Straits Times: 377A debate and the rewriting of pluralism
In his weekly ‘Thinking Aloud’ column, Janadas Devan writes in response to Thio Li-Ann’s Two Tribes Go To (Cultural) War parliamentary speech which graphically calls for the retention of section 377A.
Excerpt from Thinking Aloud, October 27:
We silly fellows had also misunderstood the nature of secularism. We had thought it meant separation of religion from the state, politics and public policy. We were wrong. As Prof Thio explained trenchantly in her ‘culture war’ speech: ‘Religious views are part of our common morality. We separate ‘religion’ from ‘politics’ but not ‘religion’ from ‘public policy’ (emphasis mine).
I never knew that!

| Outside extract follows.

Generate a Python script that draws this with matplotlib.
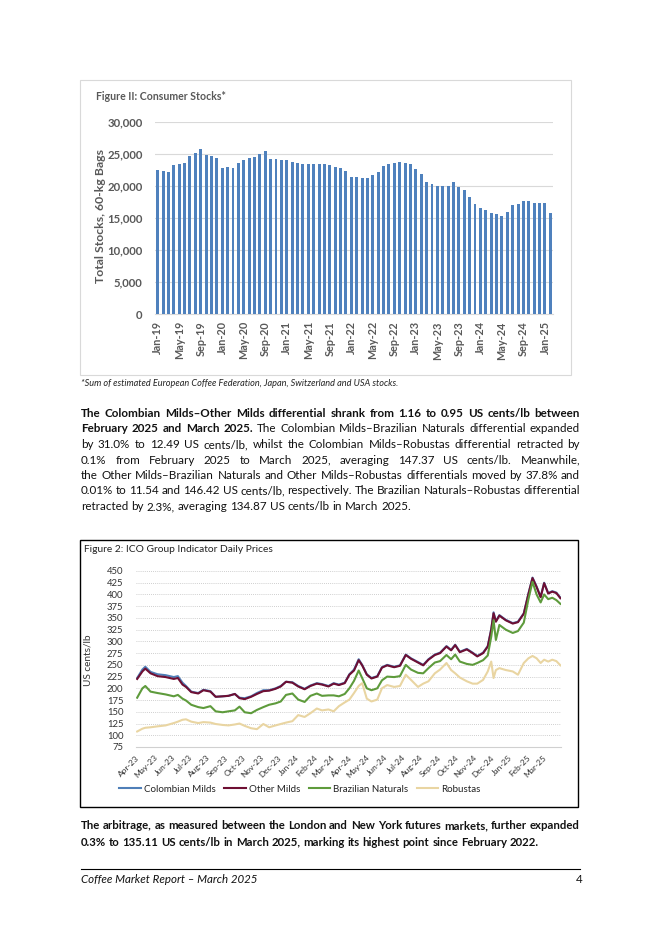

I had always assumed that it was necessary to separate religion from politics as well as public policy, for it was impossible to separate public policy from politics, and both from the state. But it turns out my assumption was baseless.
Jawaharlal Nehru, a Brahmin who insisted on untouchability being banned in the Indian Constitution despite the opposition of many caste Hindus, simply did not understand a thing about secularism. Bishop Desmond Tutu, a Methodist who insisted that discrimination against homosexuals be prohibited in the South African Constitution, was similarly clueless. And all those Enlightenment chaps in powdered wigs who insisted on the separation of church and state in the United States - in part, because there was no ‘common morality’ among religions - well, silly fellows, they knew nothing.